On 17/05/16 17:46, Daniel Vetter wrote:
> On Tue, May 17, 2016 at 05:27:15PM +0100, Jon Hunter wrote:
>> Commit d2307dea14a4 ("drm/atomic: use connector references (v3)") added
>> reference counting for DRM connectors and this caused a crash when
>> exercising system suspend on Tegra114 Dalmore.
>>
>> The Tegra DSI driver implements a Tegra specific function,
>> tegra_dsi_connector_duplicate_state(), to duplicate the connector state
>> and destroys the state using the generic helper function,
>> drm_atomic_helper_connector_destroy_state(). Following commit
>> d2307dea14a4 ("drm/atomic: use connector references (v3)") there is
>> now an imbalance in the connector reference count because the Tegra
>> function to duplicate state does not take a reference when duplicating
>> the state information.

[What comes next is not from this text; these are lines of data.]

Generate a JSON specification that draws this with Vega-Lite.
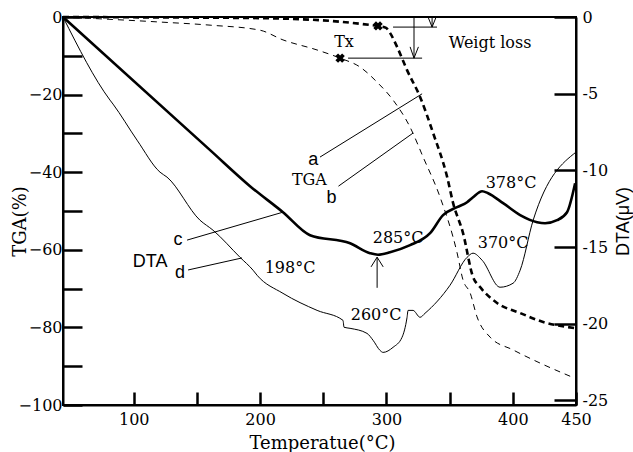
{
  "$schema": "https://vega.github.io/schema/vega-lite/v6.json",
  "width": 513,
  "height": 388,
  "autosize": {"type": "none"},
  "padding": {"left": 63, "top": 17, "right": 57, "bottom": 47},
  "background": "white",
  "config": {
    "view": {"stroke": "black", "strokeWidth": 2},
    "axis": {
      "domainColor": "black", "domainWidth": 2, "tickColor": "black", "tickWidth": 2.5,
      "labelFont": "DejaVu Serif", "labelFontSize": 16, "labelColor": "black",
      "grid": false, "labelFlush": false, "labelOverlap": false,
      "titleColor": "black", "titleFontWeight": "normal"
    }
  },
  "datasets": {
    "a": [
      {"T": 44, "v": 0}, {"T": 112.9, "v": -0.1}, {"T": 192.0, "v": -0.26}, {"T": 255.3, "v": -1.0},
      {"T": 287.0, "v": -2.06}, {"T": 293.3, "v": -2.32}, {"T": 299.7, "v": -2.8}, {"T": 302.8, "v": -4.1},
      {"T": 308.4, "v": -7.7}, {"T": 316.3, "v": -13.7}, {"T": 326.6, "v": -20.6}, {"T": 336.9, "v": -29.9},
      {"T": 348.0, "v": -41.2}, {"T": 352.7, "v": -47.9}, {"T": 360.6, "v": -55.7}, {"T": 368.5, "v": -67.0},
      {"T": 374.1, "v": -69.6}, {"T": 387.5, "v": -73.7}, {"T": 405.8, "v": -76.3}, {"T": 424.0, "v": -78.6},
      {"T": 450.0, "v": -80.2}
    ],
    "b": [
      {"T": 44, "v": 0}, {"T": 120.8, "v": -1.3}, {"T": 160.4, "v": -2.1}, {"T": 199.9, "v": -3.4},
      {"T": 218.1, "v": -5.9}, {"T": 245.1, "v": -8.5}, {"T": 263.3, "v": -10.6}, {"T": 279.1, "v": -12.9},
      {"T": 292.6, "v": -16.8}, {"T": 305.2, "v": -21.4}, {"T": 318.7, "v": -28.4}, {"T": 329.0, "v": -36.1},
      {"T": 342.4, "v": -46.4}, {"T": 355.9, "v": -60.8}, {"T": 360.6, "v": -67.8}, {"T": 366.2, "v": -71.1},
      {"T": 371.7, "v": -77.3}, {"T": 382.0, "v": -82.5}, {"T": 400.2, "v": -85.8}, {"T": 421.6, "v": -89.2},
      {"T": 446.9, "v": -92.8}
    ],
    "c": [
      {"T": 44, "v": 0}, {"T": 160.4, "v": -8.68}, {"T": 192.0, "v": -11.03}, {"T": 218.1, "v": -12.73},
      {"T": 239.5, "v": -14.23}, {"T": 271.2, "v": -14.75}, {"T": 287.0, "v": -15.40}, {"T": 293.3, "v": -15.50},
      {"T": 302.8, "v": -15.34}, {"T": 318.7, "v": -14.88}, {"T": 334.5, "v": -14.10}, {"T": 344.8, "v": -12.92},
      {"T": 355.9, "v": -12.40}, {"T": 363.8, "v": -12.08}, {"T": 368.5, "v": -11.75}, {"T": 375.7, "v": -11.36},
      {"T": 380.4, "v": -11.49}, {"T": 392.3, "v": -12.14}, {"T": 405.8, "v": -12.92}, {"T": 419.2, "v": -13.38},
      {"T": 425.5, "v": -13.45}, {"T": 435.0, "v": -13.25}, {"T": 442.9, "v": -12.73}, {"T": 449.3, "v": -10.84}
    ],
    "d": [
      {"T": 44, "v": 0}, {"T": 81.2, "v": -5.42}, {"T": 83.6, "v": -5.68}, {"T": 102.6, "v": -8.03},
      {"T": 120.8, "v": -10.12}, {"T": 126.3, "v": -10.44}, {"T": 152.4, "v": -13.25}, {"T": 162.7, "v": -13.90},
      {"T": 184.1, "v": -15.67}, {"T": 194.4, "v": -16.51}, {"T": 197.6, "v": -16.84}, {"T": 218.1, "v": -18.02},
      {"T": 245.1, "v": -19.13}, {"T": 265.6, "v": -19.78}, {"T": 266.4, "v": -20.23}, {"T": 271.2, "v": -20.30},
      {"T": 284.6, "v": -20.63}, {"T": 289.4, "v": -21.08}, {"T": 294.9, "v": -21.74}, {"T": 297.3, "v": -21.87},
      {"T": 305.2, "v": -21.54}, {"T": 312.3, "v": -20.89}, {"T": 316.3, "v": -19.58}, {"T": 317.1, "v": -19.13},
      {"T": 321.0, "v": -19.13}, {"T": 326.6, "v": -19.58}, {"T": 330.5, "v": -19.32}, {"T": 350.3, "v": -17.49},
      {"T": 363.8, "v": -15.67}, {"T": 368.5, "v": -15.40}, {"T": 375.7, "v": -15.86}, {"T": 389.9, "v": -17.62},
      {"T": 400.2, "v": -17.36}, {"T": 405.8, "v": -16.51}, {"T": 416.1, "v": -13.25}, {"T": 450.0, "v": -8.81}
    ],
    "rules": [
      {"T": 247.4, "v": -36.1, "T2": 328.2, "v2": -19.8},
      {"T": 262.0, "v": -43.6, "T2": 321.1, "v2": -29.9},
      {"T": 142.2, "v": -57.5, "T2": 218.1, "v2": -50.3},
      {"T": 143.0, "v": -65.2, "T2": 185.7, "v2": -62.1},
      {"T": 305.2, "v": -2.6, "T2": 340.0, "v2": -2.6},
      {"T": 269.6, "v": -10.6, "T2": 328.2, "v2": -10.6},
      {"T": 321.8, "v": 0, "T2": 321.8, "v2": -10.6},
      {"T": 318.7, "v": -7.7, "T2": 321.8, "v2": -10.6},
      {"T": 325.3, "v": -7.7, "T2": 321.8, "v2": -10.6},
      {"T": 336.1, "v": 0, "T2": 336.1, "v2": -2.6},
      {"T": 332.9, "v": 0, "T2": 336.1, "v2": -2.6},
      {"T": 339.3, "v": 0, "T2": 336.1, "v2": -2.6},
      {"T": 292.6, "v": -69.8, "T2": 292.6, "v2": -61.9},
      {"T": 287.8, "v": -64.4, "T2": 292.6, "v2": -61.9},
      {"T": 297.4, "v": -64.4, "T2": 292.6, "v2": -61.9}
    ],
    "xmarks": [{"T": 293.3, "v": -2.3}, {"T": 263.3, "v": -10.6}],
    "serifText": [
      {"T": 266.4, "v": -6.4, "text": "Tx"},
      {"T": 382.0, "v": -6.7, "text": "Weigt loss"},
      {"T": 239.0, "v": -42.0, "text": "TGA"},
      {"T": 223.7, "v": -64.7, "text": "198°C"},
      {"T": 309.2, "v": -57.0, "text": "285°C"},
      {"T": 291.8, "v": -76.8, "text": "260°C"},
      {"T": 392.3, "v": -58.2, "text": "370°C"},
      {"T": 398.6, "v": -42.8, "text": "378°C"}
    ],
    "sansText": [
      {"T": 242.1, "v": -36.9, "text": "a"},
      {"T": 256.5, "v": -46.6, "text": "b"},
      {"T": 135.0, "v": -57.5, "text": "c"},
      {"T": 112.9, "v": -63.1, "text": "DTA"},
      {"T": 136.6, "v": -66.0, "text": "d"}
    ]
  },
  "encoding": {
    "x": {
      "field": "T", "type": "quantitative",
      "scale": {"domain": [44, 450], "nice": false, "zero": false},
      "axis": {
        "orient": "bottom",
        "values": [100, 150, 200, 250, 300, 350, 400, 450],
        "tickSize": -13, "labelPadding": 19,
        "labelFont": "DejaVu Serif", "labelFontSize": 16,
        "labelExpr": "(datum.value % 100 == 0 || datum.value == 450) ? datum.label : ''",
        "title": "Temperatue(°C)", "titleFont": "DejaVu Serif", "titleFontSize": 18,
        "titleX": 259, "titleY": 38, "titleAlign": "center", "titleBaseline": "middle", "titleAngle": 0
      }
    }
  },
  "layer": [
    {
      "encoding": {
        "y": {
          "field": "v", "type": "quantitative",
          "scale": {"domain": [-100, 0], "nice": false, "zero": false},
          "axis": {
            "orient": "left",
            "values": [0, -10, -20, -30, -40, -50, -60, -70, -80, -90, -100],
            "tickSize": -19, "labelPadding": 20,
            "labelFont": "DejaVu Serif", "labelFontSize": 16,
            "labelExpr": "datum.value % 20 == 0 ? datum.label : ''",
            "title": "TGA(%)", "titleFont": "DejaVu Serif", "titleFontSize": 18,
            "titleAngle": -90, "titleX": -43, "titleY": 204, "titleAlign": "center", "titleBaseline": "middle"
          }
        }
      },
      "layer": [
        {"data": {"name": "a"}, "mark": {"type": "line", "color": "black", "strokeWidth": 2.6, "strokeDash": [6, 4], "interpolate": "monotone"}},
        {"data": {"name": "b"}, "mark": {"type": "line", "color": "black", "strokeWidth": 1, "strokeDash": [6, 5], "interpolate": "monotone"}},
        {"data": {"name": "rules"}, "mark": {"type": "rule", "color": "black", "strokeWidth": 1},
         "encoding": {"x2": {"field": "T2"}, "y2": {"field": "v2"}}},
        {"data": {"name": "xmarks"}, "mark": {"type": "point", "shape": "cross", "angle": 45, "size": 90, "filled": true, "color": "black", "opacity": 1}},
        {"data": {"name": "serifText"}, "mark": {"type": "text", "font": "DejaVu Serif", "fontSize": 16, "color": "black", "align": "center", "baseline": "middle"},
         "encoding": {"text": {"field": "text"}}},
        {"data": {"name": "sansText"}, "mark": {"type": "text", "font": "Liberation Sans", "fontSize": 18, "color": "black", "align": "center", "baseline": "middle"},
         "encoding": {"text": {"field": "text"}}}
      ]
    },
    {
      "encoding": {
        "y": {
          "field": "v", "type": "quantitative",
          "scale": {"domain": [-25.3, 0], "nice": false, "zero": false},
          "axis": {
            "orient": "right",
            "values": [0, -5, -10, -15, -20, -25],
            "tickSize": -22, "labelPadding": 28,
            "labelFont": "DejaVu Serif", "labelFontSize": 16,
            "labelExpr": "toString(datum.value)",
            "title": "DTA(μV)", "titleFont": "Liberation Sans", "titleFontSize": 18,
            "titleAngle": -90, "titleX": 47, "titleY": 204, "titleAlign": "center", "titleBaseline": "middle"
          }
        }
      },
      "layer": [
        {"data": {"name": "c"}, "mark": {"type": "line", "color": "black", "strokeWidth": 2.6, "interpolate": "monotone"}},
        {"data": {"name": "d"}, "mark": {"type": "line", "color": "black", "strokeWidth": 1, "interpolate": "monotone"}}
      ]
    }
  ],
  "resolve": {"scale": {"y": "independent"}}
}
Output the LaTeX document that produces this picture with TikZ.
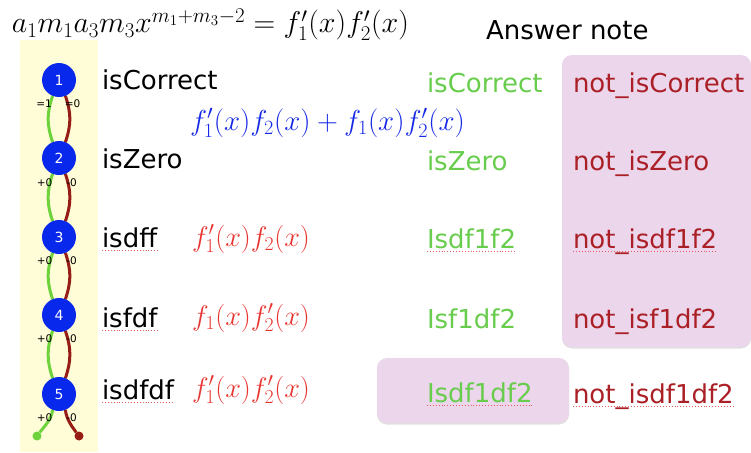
\RequirePackage{fix-cm}
\documentclass[tikz,border=0pt]{standalone}
\usepackage{fontspec}
\setsansfont{DejaVu Sans}
\usetikzlibrary{shadows}
\definecolor{bgyellow}{RGB}{255,253,215}
\definecolor{boxpink}{RGB}{236,214,236}
\definecolor{nodeblue}{RGB}{8,40,235}
\definecolor{lgreen}{RGB}{104,204,76}
\definecolor{cgreen}{RGB}{110,210,60}
\definecolor{dred}{RGB}{170,32,38}
\definecolor{cred}{RGB}{150,28,22}
\definecolor{mred}{RGB}{232,52,48}
\definecolor{mblue}{RGB}{20,40,230}
\definecolor{squig}{RGB}{230,90,90}
\pgfdeclarelayer{bg}
\pgfsetlayers{bg,main}
\begin{document}
\begin{tikzpicture}[x=1pt,y=-1pt,
  every node/.style={inner sep=0pt, outer sep=0pt},
  lbl/.style={font=\sffamily\fontsize{26}{30}\selectfont, anchor=base west},
  mth/.style={font=\fontsize{25}{30}\selectfont, anchor=base west},
  state/.style={circle, fill=nodeblue, minimum size=34pt, text=white, font=\sffamily\fontsize{14}{16}\selectfont},
  tinylbl/.style={font=\sffamily\fontsize{10.5}{12}\selectfont},
  gline/.style={draw=cgreen, line width=3pt},
  rline/.style={draw=cred, line width=3pt},
  spell/.style={draw=squig, dotted, line width=0.9pt},
  pbox/.style={fill=boxpink, rounded corners=10pt, drop shadow={opacity=0.12, shadow xshift=0pt, shadow yshift=-1.5pt, fill=black}}
]
\useasboundingbox (0,0) rectangle (751,452);
\begin{pgfonlayer}{bg}
\fill[bgyellow] (20,40) rectangle (98,452);
\end{pgfonlayer}
\path[pbox] (562,55) rectangle (751,347);
\path[pbox] (377,358) rectangle (569,423);

% title
\node[mth] (title) at (12,33) {\scalebox{1.2}{$a_1m_1a_3m_3x^{m_1+m_3-2}=f_1'(x)f_2'(x)$}};
\node[lbl] (ans) at (486,40) {Answer note};

% states
\node[state] (n1) at (59,80) {1};
\node[state] (n2) at (59,158) {2};
\node[state] (n3) at (59,237) {3};
\node[state] (n4) at (59,315) {4};
\node[state] (n5) at (59,394) {5};
\node[circle, fill=cgreen, minimum size=9pt] (gend) at (37,436) {};
\node[circle, fill=cred, minimum size=9pt] (rend) at (79,436) {};

\begin{pgfonlayer}{bg}
\foreach \a/\b in {n1/n2,n2/n3,n3/n4,n4/n5}{
  \draw[gline] (\a.-112) .. controls +(-6,18) and +(-6,-18) .. (\b.112);
  \draw[rline] (\a.-68) .. controls +(6,18) and +(6,-18) .. (\b.68);
}
\draw[gline] (n5.-112) .. controls +(-1,10) and +(6,-8) .. (gend);
\draw[rline] (n5.-68) .. controls +(1,10) and +(-6,-8) .. (rend);
\end{pgfonlayer}

% edge labels
\node[tinylbl] (l1a) at (44,104) {=1};
\node[tinylbl] (l1b) at (72.5,104) {=0};
\node[tinylbl] (l2a) at (44.5,183) {+0};
\node[tinylbl] (l2b) at (71.5,183) {-0};
\node[tinylbl] (l3a) at (44.5,261) {+0};
\node[tinylbl] (l3b) at (71.5,261) {-0};
\node[tinylbl] (l4a) at (44.5,339) {+0};
\node[tinylbl] (l4b) at (71.5,339) {-0};
\node[tinylbl] (l5a) at (44.5,418) {+0};
\node[tinylbl] (l5b) at (71.5,418) {-0};

% state names
\node[lbl] (t1) at (102,89) {isCorrect};
\node[lbl] (t2) at (102,168) {isZero};
\node[lbl] (t3) at (102,247) {isdff};
\node[lbl] (t4) at (102,327) {isfdf};
\node[lbl] (t5) at (102,399) {isdfdf};

% math
\node[mth, text=mblue] (m1) at (190,130) {\scalebox{1.155}{$f_1'(x)f_2(x)+f_1(x)f_2'(x)$}};
\node[mth, text=mred] (m3) at (192,246) {\scalebox{1.13}{$f_1'(x)f_2(x)$}};
\node[mth, text=mred] (m4) at (192,325) {\scalebox{1.13}{$f_1(x)f_2'(x)$}};
\node[mth, text=mred] (m5) at (192,397) {\scalebox{1.13}{$f_1'(x)f_2'(x)$}};

% answer notes
\node[lbl, text=lgreen] (g1) at (427,92) {isCorrect};
\node[lbl, text=lgreen] (g2) at (427,170) {isZero};
\node[lbl, text=lgreen] (g3) at (427,248) {Isdf1f2};
\node[lbl, text=lgreen] (g4) at (427,328) {Isf1df2};
\node[lbl, text=lgreen] (g5) at (427,402) {Isdf1df2};
\node[lbl, text=dred] (r1) at (573,92) {not\_isCorrect};
\node[lbl, text=dred] (r2) at (573,170) {not\_isZero};
\node[lbl, text=dred] (r3) at (573,248) {not\_isdf1f2};
\node[lbl, text=dred] (r4) at (573,328) {not\_isf1df2};
\node[lbl, text=dred] (r5) at (573,403) {not\_isdf1df2};

% spell-check underlines
\foreach \t in {t3,t4,t5,g3,g5,r3,r5}{
  \draw[spell] ([yshift=-3pt]\t.base west) -- ([yshift=-3pt]\t.base east);
}
\end{tikzpicture}
\end{document}
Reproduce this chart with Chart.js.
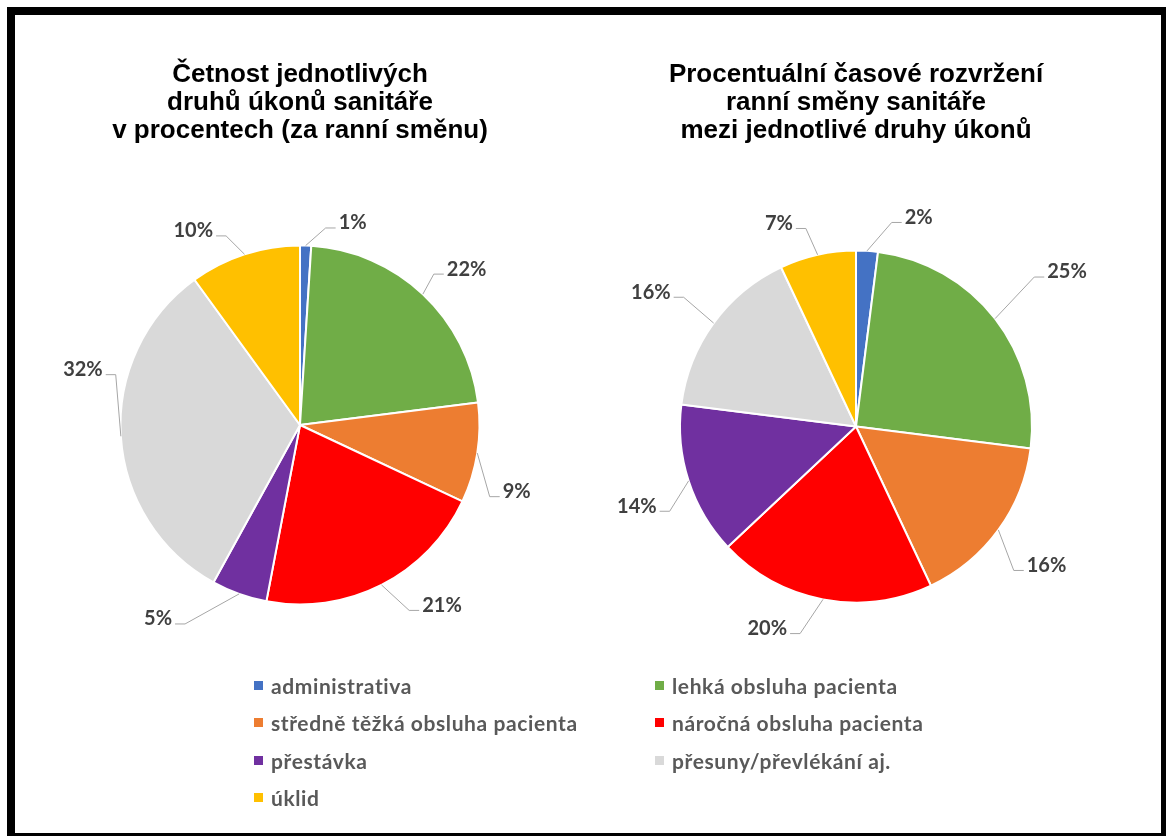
<!DOCTYPE html>
<html lang="cs">
<head>
<meta charset="utf-8">
<title>Úkony sanitáře – ranní směna</title>
<script src="https://cdn.jsdelivr.net/npm/chart.js@4.4.1/dist/chart.umd.min.js"></script>
<style>
  html, body { margin: 0; padding: 0; background: #fff; }
  body { width: 1166px; height: 836px; position: relative; overflow: hidden; }
  #frame {
    position: absolute; left: 7px; top: 7px; width: 1162px; height: 834px;
    border: 8px solid #000; box-sizing: border-box; pointer-events: none;
  }
  canvas { position: absolute; top: 40px; }
  #freq { left: 20px; }
  #time { left: 576px; }
  #legend {
    position: absolute; left: 254px; top: 667px;
    display: grid; grid-template-columns: 401px 330px; grid-auto-rows: 37.3px;
    font: bold 21px Lato, "Open Sans", sans-serif; letter-spacing: 0.6px; color: #595959;
  }
  .item { display: flex; align-items: center; white-space: nowrap; }
  .item i { display: inline-block; width: 9px; height: 9px; margin-right: 8px; flex: none; }
</style>
</head>
<body>
<canvas id="freq" width="560" height="655"></canvas>
<canvas id="time" width="560" height="658"></canvas>
<div id="legend"></div>
<div id="frame"></div>
<script>
// Activity categories of an orderly's morning shift
const categories = [
  'administrativa',
  'lehká obsluha pacienta',
  'středně těžká obsluha pacienta',
  'náročná obsluha pacienta',
  'přestávka',
  'přesuny/převlékání aj.',
  'úklid'
];

// Share of individual tasks by count (%)
const frequencyShare = [1, 22, 9, 21, 5, 32, 10];
// Share of shift time spent on each task type (%)
const timeShare = [2, 25, 16, 20, 14, 16, 7];

const sliceColors = ['#4472C4', '#70AD47', '#ED7D31', '#FF0000', '#7030A0', '#D9D9D9', '#FFC000'];

const frequencyTitle = ['Četnost jednotlivých', 'druhů úkonů sanitáře', 'v procentech (za ranní směnu)'];
const timeTitle = ['Procentuální časové rozvržení', 'ranní směny sanitáře', 'mezi jednotlivé druhy úkonů'];

// Where each percentage label sits: [angle shift from slice middle in degrees, distance as multiple of radius]
const frequencyLabelPlacement = [[12.8, 1.163], [3.7, 1.271], [8.1, 1.263], [-11.2, 1.279], [16.4, 1.339], [17.9, 1.248], [-10.8, 1.234]];
const timeLabelPlacement = [[13.1, 1.24], [1.6, 1.486], [0.1, 1.34], [12.9, 1.254], [-2.0, 1.325], [-2.8, 1.393], [-8.2, 1.234]];

// Percentage labels outside the pie, joined to their slice with an elbow leader line
const leaderLabels = {
  id: 'leaderLabels',
  afterDatasetsDraw(chart, args, opts) {
    const ctx = chart.ctx;
    const meta = chart.getDatasetMeta(0);
    const values = chart.data.datasets[0].data;
    ctx.save();
    ctx.font = opts.font;
    ctx.textBaseline = 'middle';
    ctx.textAlign = 'center';
    meta.data.forEach((arc, i) => {
      const { x, y, startAngle, endAngle, outerRadius } =
        arc.getProps(['x', 'y', 'startAngle', 'endAngle', 'outerRadius'], true);
      const mid = (startAngle + endAngle) / 2;
      const ax = x + Math.cos(mid) * outerRadius;
      const ay = y + Math.sin(mid) * outerRadius;
      const [shift, dist] = opts.placement[i];
      const la = mid + shift * Math.PI / 180;
      const lx = x + Math.cos(la) * outerRadius * dist;
      const ly = y + Math.sin(la) * outerRadius * dist;
      const text = values[i] + '%';
      const w = ctx.measureText(text).width;
      const onRight = lx >= ax;
      const ex = onRight ? lx - w / 2 - 3 : lx + w / 2 + 3;
      const ey = ly + 5;
      const bx = onRight ? ex - 10 : ex + 10;
      ctx.strokeStyle = opts.lineColor;
      ctx.lineWidth = 1;
      ctx.beginPath();
      ctx.moveTo(ax, ay);
      ctx.lineTo(bx, ey);
      ctx.lineTo(ex, ey);
      ctx.stroke();
      ctx.fillStyle = opts.color;
      ctx.fillText(text, lx, ly);
    });
    ctx.restore();
  }
};

function pieConfig(values, title, radius, placement) {
  return {
    type: 'pie',
    data: {
      labels: categories,
      datasets: [{
        data: values,
        backgroundColor: sliceColors,
        borderColor: '#ffffff',
        borderWidth: 2
      }]
    },
    options: {
      responsive: false,
      animation: false,
      events: [],
      radius: radius,
      layout: { padding: 0 },
      plugins: {
        legend: { display: false },
        tooltip: { enabled: false },
        title: {
          display: true,
          text: title,
          color: '#000000',
          font: { family: '"Liberation Sans", Arial, sans-serif', size: 26, weight: 'bold', lineHeight: 28 / 26 },
          padding: { top: 21, bottom: 10 }
        },
        leaderLabels: {
          placement: placement,
          font: 'bold 20px Lato, "Open Sans", sans-serif',
          color: '#404040',
          lineColor: '#A6A6A6'
        }
      }
    },
    plugins: [leaderLabels]
  };
}

const freqChart = new Chart(document.getElementById('freq'),
  pieConfig(frequencyShare, frequencyTitle, 179.5, frequencyLabelPlacement));
new Chart(document.getElementById('time'),
  pieConfig(timeShare, timeTitle, 176, timeLabelPlacement));

// Shared legend, built from the library's own legend items
const legendEl = document.getElementById('legend');
Chart.overrides.pie.plugins.legend.labels.generateLabels(freqChart).forEach(item => {
  const div = document.createElement('div');
  div.className = 'item';
  const swatch = document.createElement('i');
  swatch.style.background = item.fillStyle;
  div.appendChild(swatch);
  div.appendChild(document.createTextNode(item.text));
  legendEl.appendChild(div);
});
</script>
</body>
</html>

However, the generic helper function to destroy
>> the state information assumes a reference has been taken and during
>> system suspend, when the connector state is destroyed, this leads to a
>> crash because we attempt to put the reference for an object that has
>> already been freed.
>>
>> Fix this by aligning tegra_dsi_connector_duplicate_state() with commit
>> d2307dea14a4 ("drm/atomic: use connector references (v3)"), so that we
>> take a reference on a connector if crtc is set.
>>
>> By fixing tegra_dsi_connector_duplicate_state() to take a reference,
>> although a crash was no longer seen, it was then observed that after
>> each system suspend-resume cycle, the reference would be one greater
>> than before the suspend-resume cycle. Following commit d2307dea14a4
>> ("drm/atomic: use connector references (v3)"), it was found that we
>> also need to put the reference when calling the function
>> tegra_dsi_connector_reset() before freeing the state. Fix this by
>> updating tegra_dsi_connector_reset() to call the function
>> __drm_atomic_helper_connector_destroy_state() in order to put the
>> reference for the connector.
>>
>> Finally, add a warning if allocating memory for the state information
>> fails in tegra_dsi_connector_reset().
>>
>> Fixes: d2307dea14a4 ("drm/atomic: use connector references (v3)")
>>
>> Signed-off-by: Jon Hunter <jonathanh@xxxxxxxxxx>
>> ---
>> drivers/gpu/drm/tegra/dsi.c | 16 ++++++++++++----
>> 1 file changed, 12 insertions(+), 4 deletions(-)
>>
>> diff --git a/drivers/gpu/drm/tegra/dsi.c b/drivers/gpu/drm/tegra/dsi.c
>> index 44e102799195..68aaa4c33cd8 100644
>> --- a/drivers/gpu/drm/tegra/dsi.c
>> +++ b/drivers/gpu/drm/tegra/dsi.c
>> @@ -745,13 +745,18 @@ static void tegra_dsi_soft_reset(struct tegra_dsi *dsi)
>>
>> static void tegra_dsi_connector_reset(struct drm_connector *connector)
>> {
>> - struct tegra_dsi_state *state =
>> - kzalloc(sizeof(*state), GFP_KERNEL);
>> + struct tegra_dsi_state *state = kzalloc(sizeof(*state), GFP_KERNEL);
>>
>> - if (state) {
>> + if (WARN_ON(!state))
>> + return;
>> +
>> + if (connector->state) {
>> + __drm_atomic_helper_connector_destroy_state(connector,
>> + connector->state);
>> kfree(connector->state);
>> - __drm_atomic_helper_connector_reset(connector, &state->base);
>> }
>> +
>> + __drm_atomic_helper_connector_reset(connector, &state->base);
>
> Please rebase onto drm-misc or linux-next, I've removed the connector
> argument from __drm_atomic_helper_connector_destroy_state(). I'll send the
> pull request for that later today to Dave.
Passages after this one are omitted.